## Begin SUPPLIED MATERIAL

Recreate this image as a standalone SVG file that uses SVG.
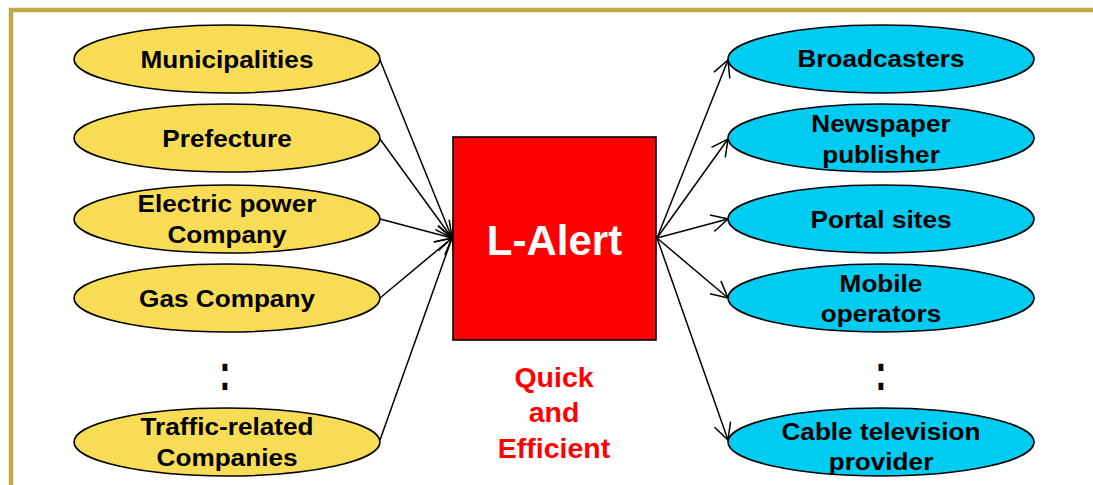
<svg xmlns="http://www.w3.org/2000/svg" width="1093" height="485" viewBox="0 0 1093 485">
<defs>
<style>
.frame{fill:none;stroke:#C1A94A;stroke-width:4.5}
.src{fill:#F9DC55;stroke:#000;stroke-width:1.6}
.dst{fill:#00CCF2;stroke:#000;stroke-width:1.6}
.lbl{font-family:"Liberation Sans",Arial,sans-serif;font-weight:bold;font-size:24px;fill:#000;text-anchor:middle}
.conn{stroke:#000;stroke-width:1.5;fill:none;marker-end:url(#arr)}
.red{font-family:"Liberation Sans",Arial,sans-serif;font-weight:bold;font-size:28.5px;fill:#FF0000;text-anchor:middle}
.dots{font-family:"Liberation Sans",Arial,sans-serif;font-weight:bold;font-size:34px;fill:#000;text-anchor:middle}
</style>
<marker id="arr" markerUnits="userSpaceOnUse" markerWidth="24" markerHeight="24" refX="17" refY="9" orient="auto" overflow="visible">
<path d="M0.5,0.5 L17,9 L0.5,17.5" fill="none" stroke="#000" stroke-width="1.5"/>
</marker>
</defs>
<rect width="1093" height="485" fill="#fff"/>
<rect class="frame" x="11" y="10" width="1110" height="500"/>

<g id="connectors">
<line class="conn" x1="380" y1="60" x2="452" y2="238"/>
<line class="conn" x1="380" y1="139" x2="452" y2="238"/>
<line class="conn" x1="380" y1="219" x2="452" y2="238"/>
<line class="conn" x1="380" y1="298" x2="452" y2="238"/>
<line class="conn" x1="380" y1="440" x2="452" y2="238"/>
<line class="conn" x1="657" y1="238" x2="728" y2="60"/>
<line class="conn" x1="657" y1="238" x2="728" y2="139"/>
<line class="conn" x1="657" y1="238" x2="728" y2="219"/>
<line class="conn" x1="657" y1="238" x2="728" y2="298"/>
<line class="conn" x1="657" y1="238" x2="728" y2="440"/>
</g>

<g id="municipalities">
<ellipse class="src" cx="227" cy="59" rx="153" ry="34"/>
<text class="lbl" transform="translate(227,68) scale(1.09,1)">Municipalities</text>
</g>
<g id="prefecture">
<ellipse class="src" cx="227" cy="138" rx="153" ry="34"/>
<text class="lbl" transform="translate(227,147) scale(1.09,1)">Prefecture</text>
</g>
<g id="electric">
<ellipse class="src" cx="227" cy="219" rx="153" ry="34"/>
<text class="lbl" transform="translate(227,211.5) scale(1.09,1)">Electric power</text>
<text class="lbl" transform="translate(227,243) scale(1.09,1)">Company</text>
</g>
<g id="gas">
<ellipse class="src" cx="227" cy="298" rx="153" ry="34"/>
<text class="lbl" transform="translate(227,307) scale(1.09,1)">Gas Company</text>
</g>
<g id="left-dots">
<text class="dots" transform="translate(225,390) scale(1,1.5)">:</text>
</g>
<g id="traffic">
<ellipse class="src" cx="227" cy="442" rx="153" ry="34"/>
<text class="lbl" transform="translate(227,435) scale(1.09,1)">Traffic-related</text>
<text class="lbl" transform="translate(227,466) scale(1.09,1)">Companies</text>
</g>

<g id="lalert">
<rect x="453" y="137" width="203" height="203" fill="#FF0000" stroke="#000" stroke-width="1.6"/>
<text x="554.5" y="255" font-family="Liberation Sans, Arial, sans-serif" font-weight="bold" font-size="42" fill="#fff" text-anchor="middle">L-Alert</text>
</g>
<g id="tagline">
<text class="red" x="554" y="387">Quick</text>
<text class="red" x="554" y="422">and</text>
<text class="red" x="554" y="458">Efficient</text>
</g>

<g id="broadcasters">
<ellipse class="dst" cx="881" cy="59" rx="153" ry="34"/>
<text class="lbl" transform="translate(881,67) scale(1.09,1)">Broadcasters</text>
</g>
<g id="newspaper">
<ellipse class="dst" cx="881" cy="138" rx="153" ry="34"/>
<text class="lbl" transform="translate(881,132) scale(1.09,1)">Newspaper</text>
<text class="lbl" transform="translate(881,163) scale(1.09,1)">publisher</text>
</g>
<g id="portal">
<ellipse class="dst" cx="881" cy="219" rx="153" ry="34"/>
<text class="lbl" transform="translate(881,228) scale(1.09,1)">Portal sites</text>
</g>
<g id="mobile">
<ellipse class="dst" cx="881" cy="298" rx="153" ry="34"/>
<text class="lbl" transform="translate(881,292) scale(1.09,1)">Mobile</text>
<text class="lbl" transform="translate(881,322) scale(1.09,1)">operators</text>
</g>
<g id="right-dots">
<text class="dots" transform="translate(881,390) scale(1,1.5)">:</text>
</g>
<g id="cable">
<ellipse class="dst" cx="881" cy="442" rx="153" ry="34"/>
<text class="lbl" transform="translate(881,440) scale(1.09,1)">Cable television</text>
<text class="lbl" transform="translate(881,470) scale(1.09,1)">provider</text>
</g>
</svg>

## End SUPPLIED MATERIAL

EXERCISE DESCRIPTION
All of the data above should be quoted exactly, except for the pictures.

FINISHED ANSWER
Recreate this image as a standalone SVG file that uses SVG.
<svg xmlns="http://www.w3.org/2000/svg" width="1093" height="485" viewBox="0 0 1093 485">
<defs>
<style>
.frame{fill:none;stroke:#C1A94A;stroke-width:4.5}
.src{fill:#F9DC55;stroke:#000;stroke-width:1.6}
.dst{fill:#00CCF2;stroke:#000;stroke-width:1.6}
.lbl{font-family:"Liberation Sans",Arial,sans-serif;font-weight:bold;font-size:24px;fill:#000;text-anchor:middle}
.conn{stroke:#000;stroke-width:1.5;fill:none;marker-end:url(#arr)}
.red{font-family:"Liberation Sans",Arial,sans-serif;font-weight:bold;font-size:28.5px;fill:#FF0000;text-anchor:middle}
.dots{font-family:"Liberation Sans",Arial,sans-serif;font-weight:bold;font-size:34px;fill:#000;text-anchor:middle}
</style>
<marker id="arr" markerUnits="userSpaceOnUse" markerWidth="24" markerHeight="24" refX="17" refY="9" orient="auto" overflow="visible">
<path d="M0.5,0.5 L17,9 L0.5,17.5" fill="none" stroke="#000" stroke-width="1.5"/>
</marker>
</defs>
<rect width="1093" height="485" fill="#fff"/>
<rect class="frame" x="11" y="10" width="1110" height="500"/>

<g id="connectors">
<line class="conn" x1="380" y1="60" x2="452" y2="238"/>
<line class="conn" x1="380" y1="139" x2="452" y2="238"/>
<line class="conn" x1="380" y1="219" x2="452" y2="238"/>
<line class="conn" x1="380" y1="298" x2="452" y2="238"/>
<line class="conn" x1="380" y1="440" x2="452" y2="238"/>
<line class="conn" x1="657" y1="238" x2="728" y2="60"/>
<line class="conn" x1="657" y1="238" x2="728" y2="139"/>
<line class="conn" x1="657" y1="238" x2="728" y2="219"/>
<line class="conn" x1="657" y1="238" x2="728" y2="298"/>
<line class="conn" x1="657" y1="238" x2="728" y2="440"/>
</g>

<g id="municipalities">
<ellipse class="src" cx="227" cy="59" rx="153" ry="34"/>
<text class="lbl" transform="translate(227,68) scale(1.09,1)">Municipalities</text>
</g>
<g id="prefecture">
<ellipse class="src" cx="227" cy="138" rx="153" ry="34"/>
<text class="lbl" transform="translate(227,147) scale(1.09,1)">Prefecture</text>
</g>
<g id="electric">
<ellipse class="src" cx="227" cy="219" rx="153" ry="34"/>
<text class="lbl" transform="translate(227,211.5) scale(1.09,1)">Electric power</text>
<text class="lbl" transform="translate(227,243) scale(1.09,1)">Company</text>
</g>
<g id="gas">
<ellipse class="src" cx="227" cy="298" rx="153" ry="34"/>
<text class="lbl" transform="translate(227,307) scale(1.09,1)">Gas Company</text>
</g>
<g id="left-dots">
<text class="dots" transform="translate(225,390) scale(1,1.5)">:</text>
</g>
<g id="traffic">
<ellipse class="src" cx="227" cy="442" rx="153" ry="34"/>
<text class="lbl" transform="translate(227,435) scale(1.09,1)">Traffic-related</text>
<text class="lbl" transform="translate(227,466) scale(1.09,1)">Companies</text>
</g>

<g id="lalert">
<rect x="453" y="137" width="203" height="203" fill="#FF0000" stroke="#000" stroke-width="1.6"/>
<text x="554.5" y="255" font-family="Liberation Sans, Arial, sans-serif" font-weight="bold" font-size="42" fill="#fff" text-anchor="middle">L-Alert</text>
</g>
<g id="tagline">
<text class="red" x="554" y="387">Quick</text>
<text class="red" x="554" y="422">and</text>
<text class="red" x="554" y="458">Efficient</text>
</g>

<g id="broadcasters">
<ellipse class="dst" cx="881" cy="59" rx="153" ry="34"/>
<text class="lbl" transform="translate(881,67) scale(1.09,1)">Broadcasters</text>
</g>
<g id="newspaper">
<ellipse class="dst" cx="881" cy="138" rx="153" ry="34"/>
<text class="lbl" transform="translate(881,132) scale(1.09,1)">Newspaper</text>
<text class="lbl" transform="translate(881,163) scale(1.09,1)">publisher</text>
</g>
<g id="portal">
<ellipse class="dst" cx="881" cy="219" rx="153" ry="34"/>
<text class="lbl" transform="translate(881,228) scale(1.09,1)">Portal sites</text>
</g>
<g id="mobile">
<ellipse class="dst" cx="881" cy="298" rx="153" ry="34"/>
<text class="lbl" transform="translate(881,292) scale(1.09,1)">Mobile</text>
<text class="lbl" transform="translate(881,322) scale(1.09,1)">operators</text>
</g>
<g id="right-dots">
<text class="dots" transform="translate(881,390) scale(1,1.5)">:</text>
</g>
<g id="cable">
<ellipse class="dst" cx="881" cy="442" rx="153" ry="34"/>
<text class="lbl" transform="translate(881,440) scale(1.09,1)">Cable television</text>
<text class="lbl" transform="translate(881,470) scale(1.09,1)">provider</text>
</g>
</svg>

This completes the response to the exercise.